Hamas’ answer to this question is, first, to reject any possibility of a peace treaty. Due to this position, Abbas’ PA has felt unable to enter into any real substantial diplomatic process with Israel over the years, and Abbas has rejected Israeli two-state offers made in the past, such as the one put forward by former Prime Minister Ehud Olmert in 2008.
Hamas and Fatah share the same goal – the destruction of the Jewish state – but they differ on tactics and timing. Fatah believes in the constant use of terrorism, that will demoralize Israelis, and ultimately so weaken Israel that a united Palestinian force – under Hamas’ direction — will be able, with Arab allies, to defeat the Israelis and expel them from all the land “from the river to the sea.”
Hamas has no interest in peace treaties, and its opposition to such agreements has caused Abbas to walk away even from the most generous offer of a territorial settlement that Ehud Olmert made him in 2008. Hamas is breathing down his back for being too accommodating with the Israelis, and he cannot appear to be willing to make a peace deal with the hated Zionist enemy that does not squeeze Israel back within the 1949 armistice lines.
Hamas, for its part, promotes the ukawama, the Arabic word for resistance, a word often misunderstood in the international community to mean resistance against occupation, when in fact it is resistance to acceptance of Israel — and the promotion of terrorism.
Hamas wants to keep the Gazan front quiet as it tries to take power in the West Bank, but events could spiral out of its control. For example, the latest IDF raid into Nablus resulted in 12 dead and more than 100 wounded. It was impossible, under those circumstances, to prevent Hamas members from responding to those deaths by firing rockets into Israel from Gaza. So far that hasn’t led to a major conflict, but only because the Hamas rockets caused no casualties.

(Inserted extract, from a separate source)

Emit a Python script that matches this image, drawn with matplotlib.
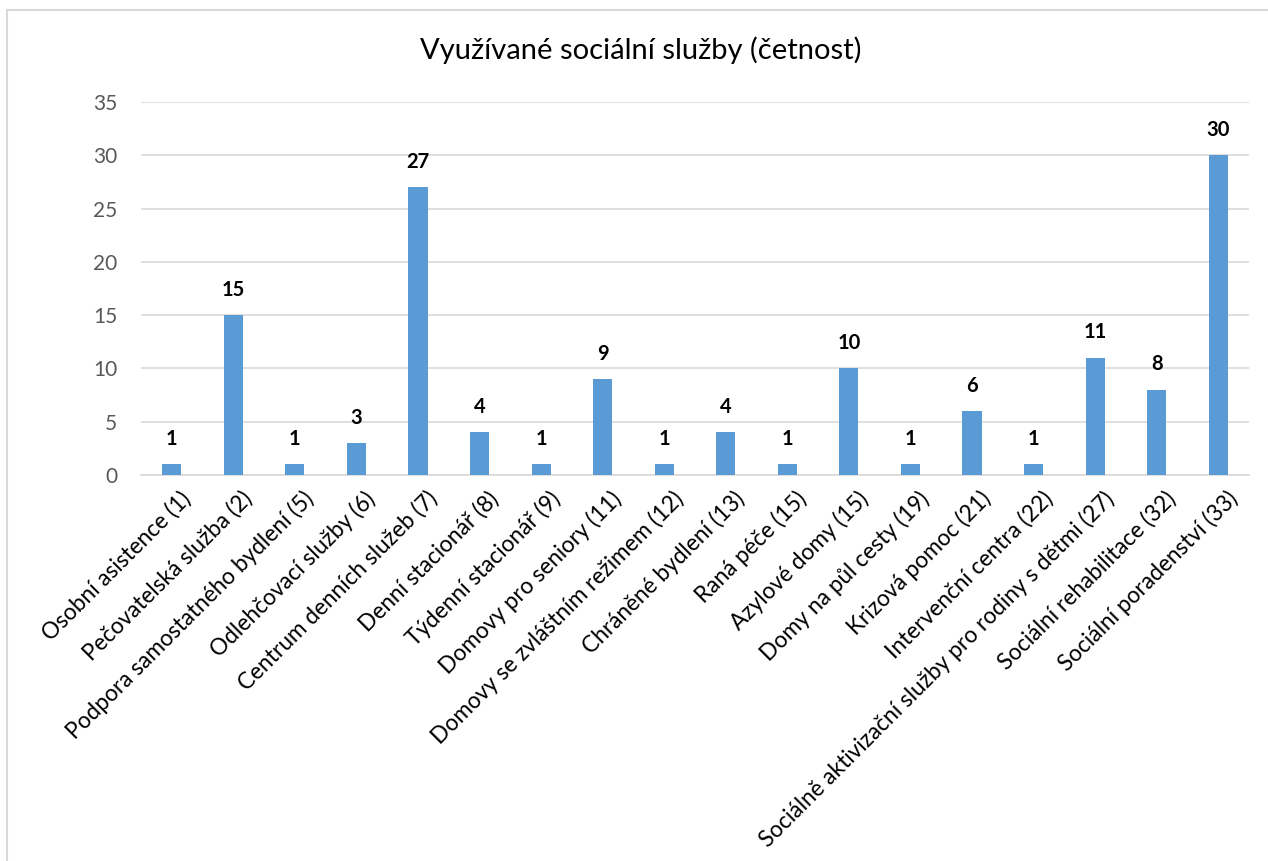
import matplotlib
matplotlib.use("Agg")
from matplotlib import pyplot as plt
from matplotlib.lines import Line2D
from matplotlib.transforms import ScaledTranslation

categories = [
    "Osobní asistence (1)",
    "Pečovatelská služba (2)",
    "Podpora samostatného bydlení (5)",
    "Odlehčovací služby (6)",
    "Centrum denních služeb (7)",
    "Denní stacionář (8)",
    "Týdenní stacionář (9)",
    "Domovy pro seniory (11)",
    "Domovy se zvláštním režimem (12)",
    "Chráněné bydlení (13)",
    "Raná péče (15)",
    "Azylové domy (15)",
    "Domy na půl cesty (19)",
    "Krizová pomoc (21)",
    "Intervenční centra (22)",
    "Sociálně aktivizační služby pro rodiny s dětmi (27)",
    "Sociální rehabilitace (32)",
    "Sociální poradenství (33)",
]
values = [1, 15, 1, 3, 27, 4, 1, 9, 1, 4, 1, 10, 1, 6, 1, 11, 8, 30]
yticks = [0, 5, 10, 15, 20, 25, 30, 35]

plt.rcParams['font.family'] = ['Lato', 'DejaVu Sans']

W, H = 1268, 861
fig = plt.figure(figsize=(W / 100, H / 100), dpi=100)
# plot area in pixel coords
left, right, top, bottom = 141, 1249, 102, 475
ax = fig.add_axes([left / W, 1 - bottom / H, (right - left) / W, (bottom - top) / H])

# chart border (only top and left edges are visible in the crop)
border = dict(color="#d9d9d9", linewidth=1.5, transform=fig.transFigure)
fig.lines.append(Line2D([7 / W, 1], [1 - 10 / H, 1 - 10 / H], **border))
fig.lines.append(Line2D([7 / W, 7 / W], [0, 1 - 10 / H], **border))

x = list(range(len(categories)))
ax.bar(x, values, width=0.31, color="#5B9BD5", zorder=3)

for xi, v in zip(x, values):
    ax.annotate(str(v), (xi, v), xytext=(0, 11), textcoords="offset points",
                ha="center", va="bottom", fontsize=14.5, fontweight="bold", color="black")

ax.set_xlim(-0.5, len(categories) - 0.5)
ax.set_ylim(0, 35)
ax.set_yticks(yticks)
ax.yaxis.grid(True, color="#d9d9d9", linewidth=1.2, zorder=0)
ax.set_axisbelow(True)
for s in ["top", "right", "left"]:
    ax.spines[s].set_visible(False)
ax.spines["bottom"].set_color("#d9d9d9")
ax.spines["bottom"].set_linewidth(1.2)
ax.tick_params(axis="y", length=0, pad=17, labelsize=15, labelcolor="#595959")
ax.tick_params(axis="x", length=0, pad=9)
ax.set_xticks(x)
ax.set_xticklabels(categories, rotation=45, ha="right", rotation_mode="anchor",
                   fontsize=16.3, color="black")
shift = ScaledTranslation(8 / 100, 0, fig.dpi_scale_trans)
for lab in ax.get_xticklabels():
    lab.set_transform(lab.get_transform() + shift)

fig.text(641 / W, 1 - 50 / H, "Využívané sociální služby (četnost)", ha="center", va="center",
         fontsize=21, color="black")

fig.savefig("out.png", dpi=100)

Hamas understands that it can use to its advantage the widespread perception that Israel now has a “far-right” government. Even when Israel takes exactly the same actions now against Hamas terrorists that it took under the previous “moderate” government of Bennett and Lapid, Hamas can nonetheless claim that this “right-wing” Zionist government is out of control, and that it is Hamas that is trying to tamp down the violence. As usual, this will be a flat-out lie, but when has that ever stopped the Palestinian propagandists?